- Location: Queensland
- Nearest city: Innisfail
- Coordinates: 17°32′48″S 146°05′00″E﻿ / ﻿17.54667°S 146.08333°E
- Area: 2.79 km^{2} (1.08 sq mi)
- Established: 1973
- Governing body: Queensland Parks and Wildlife Service

= Moresby Range National Park =

National park in Australia

Moresby Range is a national park in the Cassowary Coast Region in Far North Queensland, Australia, 1,314 km northwest of Brisbane. It is part of the Coastal Wet Tropics Important Bird Area, identified as such by BirdLife International because of its importance for the conservation of lowland tropical rainforest birds.

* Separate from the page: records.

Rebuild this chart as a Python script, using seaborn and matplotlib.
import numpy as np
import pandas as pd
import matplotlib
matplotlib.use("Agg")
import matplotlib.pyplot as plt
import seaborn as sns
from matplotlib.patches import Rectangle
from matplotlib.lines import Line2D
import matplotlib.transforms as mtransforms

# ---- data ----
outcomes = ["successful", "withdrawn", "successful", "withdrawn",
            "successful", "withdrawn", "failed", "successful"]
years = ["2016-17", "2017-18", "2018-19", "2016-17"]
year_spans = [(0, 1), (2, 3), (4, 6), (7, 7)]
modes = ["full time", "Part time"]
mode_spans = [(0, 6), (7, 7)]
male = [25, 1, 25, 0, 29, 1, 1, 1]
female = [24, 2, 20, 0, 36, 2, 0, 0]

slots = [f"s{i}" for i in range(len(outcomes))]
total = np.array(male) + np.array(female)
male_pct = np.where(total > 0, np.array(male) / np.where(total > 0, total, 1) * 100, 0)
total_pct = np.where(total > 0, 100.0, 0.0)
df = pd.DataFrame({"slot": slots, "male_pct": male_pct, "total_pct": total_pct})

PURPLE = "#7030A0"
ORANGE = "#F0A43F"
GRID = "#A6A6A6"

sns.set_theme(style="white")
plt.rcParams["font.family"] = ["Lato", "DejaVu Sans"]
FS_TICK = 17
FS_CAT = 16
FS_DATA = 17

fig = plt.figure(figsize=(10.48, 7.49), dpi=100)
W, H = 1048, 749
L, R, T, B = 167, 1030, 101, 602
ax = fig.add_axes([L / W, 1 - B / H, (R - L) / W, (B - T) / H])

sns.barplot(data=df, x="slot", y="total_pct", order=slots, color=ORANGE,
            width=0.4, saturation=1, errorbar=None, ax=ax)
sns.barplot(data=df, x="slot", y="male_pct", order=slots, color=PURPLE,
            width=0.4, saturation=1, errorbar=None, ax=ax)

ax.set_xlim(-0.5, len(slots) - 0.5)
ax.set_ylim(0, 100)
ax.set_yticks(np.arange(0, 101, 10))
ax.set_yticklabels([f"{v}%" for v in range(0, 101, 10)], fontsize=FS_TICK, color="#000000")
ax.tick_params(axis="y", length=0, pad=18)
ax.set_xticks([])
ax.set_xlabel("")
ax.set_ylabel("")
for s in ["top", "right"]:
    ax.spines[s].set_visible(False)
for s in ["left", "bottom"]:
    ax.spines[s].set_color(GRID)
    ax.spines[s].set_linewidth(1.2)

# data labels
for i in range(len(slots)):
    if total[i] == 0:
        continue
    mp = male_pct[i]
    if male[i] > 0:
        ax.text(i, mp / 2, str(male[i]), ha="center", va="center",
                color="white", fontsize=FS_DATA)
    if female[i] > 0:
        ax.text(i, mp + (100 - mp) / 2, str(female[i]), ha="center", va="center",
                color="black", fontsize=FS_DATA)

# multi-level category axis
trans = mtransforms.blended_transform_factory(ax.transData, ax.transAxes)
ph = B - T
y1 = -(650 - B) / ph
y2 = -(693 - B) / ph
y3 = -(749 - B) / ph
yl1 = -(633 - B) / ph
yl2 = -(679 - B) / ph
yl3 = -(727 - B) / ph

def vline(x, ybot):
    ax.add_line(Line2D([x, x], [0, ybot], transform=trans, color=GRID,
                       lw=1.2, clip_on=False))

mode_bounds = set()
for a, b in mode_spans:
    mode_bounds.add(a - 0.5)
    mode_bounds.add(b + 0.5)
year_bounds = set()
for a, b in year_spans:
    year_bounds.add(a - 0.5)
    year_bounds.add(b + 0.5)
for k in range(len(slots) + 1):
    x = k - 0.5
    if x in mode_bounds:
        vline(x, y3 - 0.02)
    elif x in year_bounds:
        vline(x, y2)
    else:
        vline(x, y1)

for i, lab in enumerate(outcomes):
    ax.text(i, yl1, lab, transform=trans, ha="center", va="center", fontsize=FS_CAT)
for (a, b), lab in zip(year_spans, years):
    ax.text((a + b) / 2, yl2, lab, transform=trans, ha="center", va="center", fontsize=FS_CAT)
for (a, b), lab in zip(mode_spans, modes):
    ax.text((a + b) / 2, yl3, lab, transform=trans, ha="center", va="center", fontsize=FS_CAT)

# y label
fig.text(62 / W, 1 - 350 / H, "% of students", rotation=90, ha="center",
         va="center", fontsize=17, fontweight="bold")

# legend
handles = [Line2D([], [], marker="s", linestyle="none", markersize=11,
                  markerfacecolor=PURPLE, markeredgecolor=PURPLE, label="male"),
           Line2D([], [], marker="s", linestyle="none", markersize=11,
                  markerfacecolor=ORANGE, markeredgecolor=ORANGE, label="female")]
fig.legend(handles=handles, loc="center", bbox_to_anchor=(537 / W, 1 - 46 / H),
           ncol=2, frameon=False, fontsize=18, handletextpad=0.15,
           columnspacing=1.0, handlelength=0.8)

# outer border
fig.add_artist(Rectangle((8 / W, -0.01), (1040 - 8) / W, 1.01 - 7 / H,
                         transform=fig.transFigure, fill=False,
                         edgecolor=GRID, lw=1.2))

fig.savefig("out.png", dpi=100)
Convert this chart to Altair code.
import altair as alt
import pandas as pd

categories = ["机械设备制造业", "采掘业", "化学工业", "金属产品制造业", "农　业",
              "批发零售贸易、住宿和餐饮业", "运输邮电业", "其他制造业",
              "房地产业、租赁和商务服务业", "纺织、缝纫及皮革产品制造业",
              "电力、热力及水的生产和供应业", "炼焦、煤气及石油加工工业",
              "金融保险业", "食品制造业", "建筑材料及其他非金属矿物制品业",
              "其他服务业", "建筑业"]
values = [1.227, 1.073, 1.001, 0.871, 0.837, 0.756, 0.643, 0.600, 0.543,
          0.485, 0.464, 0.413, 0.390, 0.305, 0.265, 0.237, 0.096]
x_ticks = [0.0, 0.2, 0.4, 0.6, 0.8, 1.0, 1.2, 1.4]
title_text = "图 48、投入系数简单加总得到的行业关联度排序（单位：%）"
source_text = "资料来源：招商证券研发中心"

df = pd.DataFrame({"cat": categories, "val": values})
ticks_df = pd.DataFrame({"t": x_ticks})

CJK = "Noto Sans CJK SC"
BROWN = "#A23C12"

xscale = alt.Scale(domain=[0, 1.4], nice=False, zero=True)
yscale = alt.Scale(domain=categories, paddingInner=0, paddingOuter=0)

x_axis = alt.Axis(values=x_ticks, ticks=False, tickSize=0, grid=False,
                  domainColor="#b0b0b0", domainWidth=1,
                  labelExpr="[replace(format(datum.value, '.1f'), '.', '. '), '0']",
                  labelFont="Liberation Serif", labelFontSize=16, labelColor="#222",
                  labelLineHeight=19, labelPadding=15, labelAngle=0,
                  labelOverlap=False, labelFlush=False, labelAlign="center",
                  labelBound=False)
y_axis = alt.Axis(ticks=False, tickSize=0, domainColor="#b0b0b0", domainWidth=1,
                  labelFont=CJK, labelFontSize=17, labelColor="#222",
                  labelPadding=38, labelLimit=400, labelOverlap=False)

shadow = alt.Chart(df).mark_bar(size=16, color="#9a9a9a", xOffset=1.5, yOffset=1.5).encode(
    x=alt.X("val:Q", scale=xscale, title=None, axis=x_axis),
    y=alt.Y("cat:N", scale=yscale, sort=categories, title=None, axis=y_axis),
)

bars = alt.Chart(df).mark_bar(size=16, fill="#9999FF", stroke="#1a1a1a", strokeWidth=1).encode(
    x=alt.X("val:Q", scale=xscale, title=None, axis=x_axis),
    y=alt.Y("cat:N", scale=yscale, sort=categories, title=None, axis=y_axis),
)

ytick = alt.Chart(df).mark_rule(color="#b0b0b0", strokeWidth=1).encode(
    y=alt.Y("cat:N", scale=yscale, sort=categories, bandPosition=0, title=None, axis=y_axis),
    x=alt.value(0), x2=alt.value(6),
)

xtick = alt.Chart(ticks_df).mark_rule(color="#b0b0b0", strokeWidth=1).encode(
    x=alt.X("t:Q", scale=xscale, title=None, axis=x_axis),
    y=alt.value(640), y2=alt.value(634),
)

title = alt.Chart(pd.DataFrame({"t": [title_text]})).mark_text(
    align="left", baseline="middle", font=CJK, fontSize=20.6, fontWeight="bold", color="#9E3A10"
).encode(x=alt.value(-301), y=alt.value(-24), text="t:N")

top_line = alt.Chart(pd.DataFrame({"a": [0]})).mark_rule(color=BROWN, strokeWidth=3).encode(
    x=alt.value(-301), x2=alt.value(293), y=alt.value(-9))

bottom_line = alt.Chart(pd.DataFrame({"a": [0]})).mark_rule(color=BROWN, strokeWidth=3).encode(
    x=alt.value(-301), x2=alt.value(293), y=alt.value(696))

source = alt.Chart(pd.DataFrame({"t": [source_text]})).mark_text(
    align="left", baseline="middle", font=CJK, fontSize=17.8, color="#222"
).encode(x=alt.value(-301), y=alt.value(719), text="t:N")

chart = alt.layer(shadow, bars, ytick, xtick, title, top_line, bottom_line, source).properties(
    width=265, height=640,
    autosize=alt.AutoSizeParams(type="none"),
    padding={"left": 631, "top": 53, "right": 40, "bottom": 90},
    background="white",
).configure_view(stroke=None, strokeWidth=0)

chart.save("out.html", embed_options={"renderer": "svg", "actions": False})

The national park is located on the coast south of the mouth of the Johnstone River a few kilometres from Innisfail in the Cassowary Coast Region. The range reaches elevations of around 160 m above sea level. It belongs to the Wet Tropics biogregion and lies within the Johnstone River water catchment. About 8% of the park is classed as wetlands.

The Spectacled flying fox is the only rare or threatened species to have been identified in the park. In 2010, five cassowaries which inhabit the park were tagged with GPS dataloggers with VHF transmitters to enable monitoring of their movement.